Needless to say, many people in the real world, outside of the world NieR:Automata, also fall victim to the concept of purpose. It’s no coincidence that when the machines in the game disconnect from the network and attempt to find their own purposes, many of them start mimicking human behavior. Regardless of whether someone is trying to be the best at something, or the most beautiful, or live their lives loyal to a religion or kingdom, or try to fulfill a destiny assigned to them by a parent or boss or leader, chances are they will never truly be content with their purpose as both achieving it or not achieving it are each paths to misery. And, once that someone is dead and forgotten, whether they achieved their purpose or not won’t matter to the rest of existence anyway.
So how do we make peace with our purposeless existences? It seems that the way NieR:Automata suggests finding happiness in life is to break free of the burdens of having a purpose altogether. Don’t live for some purpose or goal you’re trying to achieve; instead, just find something or someone who makes you happy and let that be enough. Don’t make this hobby or person a thing to be achieved, but rather just be happy with the mere existence of that hobby or person. Our protagonists are theoretically able to achieve this in Ending E, where they are finally freed from the burden of their “purpose” of fighting for humanity. Instead, they can now simply lead lives where they aren’t trying to accomplish anything, lives where they can just be happy to be alive with each other, wherever that path may lead them.

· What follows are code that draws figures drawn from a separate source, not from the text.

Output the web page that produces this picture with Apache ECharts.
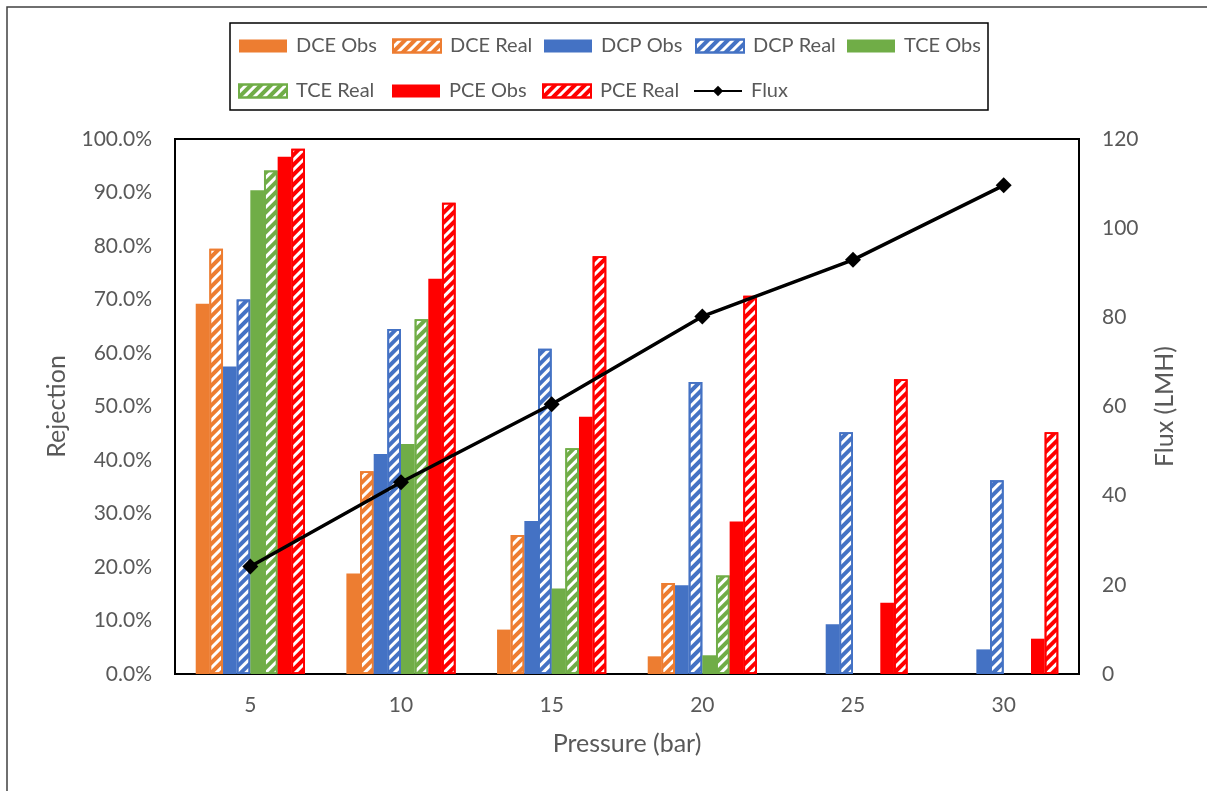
<!DOCTYPE html>
<html>
<head>
<meta charset="utf-8">
<script src="https://cdn.jsdelivr.net/npm/echarts@6/dist/echarts.min.js"></script>
<style>html,body{margin:0;padding:0;background:#fff}#c{width:1207px;height:791px}</style>
</head>
<body>
<div id="c"></div>
<script>
const categories = ['5', '10', '15', '20', '25', '30'];
const dceObs  = [69.2, 18.8, 8.3, 3.3, null, null];
const dceReal = [79.5, 37.9, 26.0, 17.0, null, null];
const dcpObs  = [57.5, 41.1, 28.6, 16.6, 9.3, 4.6];
const dcpReal = [70.0, 64.5, 60.8, 54.6, 45.2, 36.2];
const tceObs  = [90.4, 43.0, 16.0, 3.5, null, null];
const tceReal = [94.1, 66.3, 42.2, 18.4, null, null];
const pceObs  = [96.7, 73.9, 48.1, 28.5, 13.3, 6.6];
const pceReal = [98.2, 88.1, 78.1, 70.7, 55.1, 45.2];
const flux    = [24.1, 43.0, 60.5, 80.2, 92.9, 109.6];
const leftTicks = {min: 0, max: 100, interval: 10};
const rightTicks = {min: 0, max: 120, interval: 20};
const legendRows = [
  ['DCE Obs', 'DCE Real', 'DCP Obs', 'DCP Real', 'TCE Obs'],
  ['TCE Real', 'PCE Obs', 'PCE Real', 'Flux']
];

const ORANGE = '#ED7D31', BLUE = '#4472C4', GREEN = '#70AD47', RED = '#FF0000';
const FONT = 'Lato';
const TXT = '#595959';

function solid(name, color, data) {
  return { name, type: 'bar', data, barGap: '0%', barCategoryGap: '27.5%',
    itemStyle: { color } };
}
function hatched(name, color, data) {
  return { name, type: 'bar', data, barGap: '0%', barCategoryGap: '27.5%',
    itemStyle: { color: '#ffffff', borderColor: color, borderWidth: 1.8,
      decal: { symbol: 'rect', symbolSize: 1, color: color,
        dashArrayX: [1, 0], dashArrayY: [3.4, 2.6], rotation: -Math.PI / 4 } } };
}

// legend layout: one component per item so columns line up like the original
const rowTops = [36, 81];
const colLefts = [[239, 392, 544, 695, 847], [238, 392, 542, 693]];
const legends = [];
legendRows.forEach((row, r) => row.forEach((name, c) => {
  legends.push({
    left: colLefts[r][c], top: rowTops[r], padding: 0,
    itemWidth: 48, itemHeight: 13, itemGap: 0,
    data: [name === 'Flux' ? { name } : { name, icon: 'rect' }],
    formatter: n => '{t|' + n + '}',
    textStyle: { fontFamily: FONT, fontSize: 20, color: TXT,
      rich: { t: { fontFamily: FONT, fontSize: 20, color: TXT, padding: [0, 0, 0, 4] } } }
  });
}));

const chart = echarts.init(document.getElementById('c'), null, { renderer: 'canvas' });
chart.setOption({
  animation: false,
  backgroundColor: '#ffffff',
  graphic: [
    { type: 'rect', shape: { x: 7, y: 7, width: 1300, height: 900 },
      style: { fill: 'none', stroke: '#404040', lineWidth: 1.5 }, z: -1 },
    { type: 'rect', shape: { x: 230, y: 23, width: 758, height: 87 },
      style: { fill: 'none', stroke: '#000', lineWidth: 1.5 }, z: -1 }
  ],
  legend: legends,
  grid: { left: 175, right: 128, top: 139, bottom: 117, show: true,
    borderColor: '#000', borderWidth: 2, containLabel: false },
  xAxis: {
    type: 'category', data: categories,
    name: 'Pressure (bar)', nameLocation: 'middle', nameGap: 57,
    nameTextStyle: { fontFamily: FONT, fontSize: 25, color: TXT },
    axisLine: { lineStyle: { color: '#000', width: 2 } },
    axisTick: { show: false },
    axisLabel: { fontFamily: FONT, fontSize: 21, color: TXT, margin: 21 }
  },
  yAxis: [
    { type: 'value', min: leftTicks.min, max: leftTicks.max, interval: leftTicks.interval,
      name: 'Rejection', nameLocation: 'middle', nameGap: 106,
      nameTextStyle: { fontFamily: FONT, fontSize: 25, color: TXT },
      axisLine: { show: true, lineStyle: { color: '#000', width: 2 } },
      axisTick: { show: false }, splitLine: { show: false },
      axisLabel: { fontFamily: FONT, fontSize: 21, color: TXT, margin: 23,
        formatter: v => v.toFixed(1) + '%' } },
    { type: 'value', min: rightTicks.min, max: rightTicks.max, interval: rightTicks.interval,
      name: 'Flux (LMH)', nameLocation: 'middle', nameGap: 73,
      nameTextStyle: { fontFamily: FONT, fontSize: 25, color: TXT },
      axisLine: { show: true, lineStyle: { color: '#000', width: 2 } },
      axisTick: { show: false }, splitLine: { show: false },
      axisLabel: { fontFamily: FONT, fontSize: 21, color: TXT, margin: 23 } }
  ],
  series: [
    solid('DCE Obs', ORANGE, dceObs),
    hatched('DCE Real', ORANGE, dceReal),
    solid('DCP Obs', BLUE, dcpObs),
    hatched('DCP Real', BLUE, dcpReal),
    solid('TCE Obs', GREEN, tceObs),
    hatched('TCE Real', GREEN, tceReal),
    solid('PCE Obs', RED, pceObs),
    hatched('PCE Real', RED, pceReal),
    { name: 'Flux', type: 'line', yAxisIndex: 1, data: flux, z: 10,
      symbol: 'diamond', symbolSize: 16,
      lineStyle: { color: '#000', width: 3.5 }, itemStyle: { color: '#000' } }
  ]
});
</script>
</body>
</html>
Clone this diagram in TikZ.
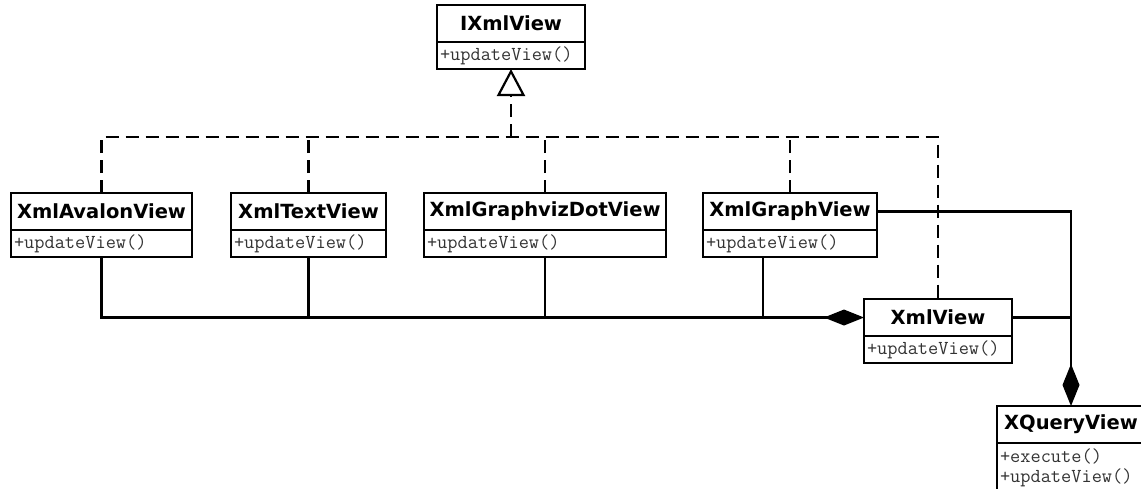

Just like the YoRHa, many of us are blinded by the goal of achieving some sort of higher purpose. But neither us nor the YoRHa have a real purpose beyond what is arbitrarily assigned to us by ourselves or other purposeless beings. Instead, it’s up to each individual to make the most of their time here, not by fulfilling some greater destiny, but by simply doing what makes them happy. Ultimately, you’re not going to matter, no matter what you do. So if you’re going to not matter, you might as well have a good time doing it.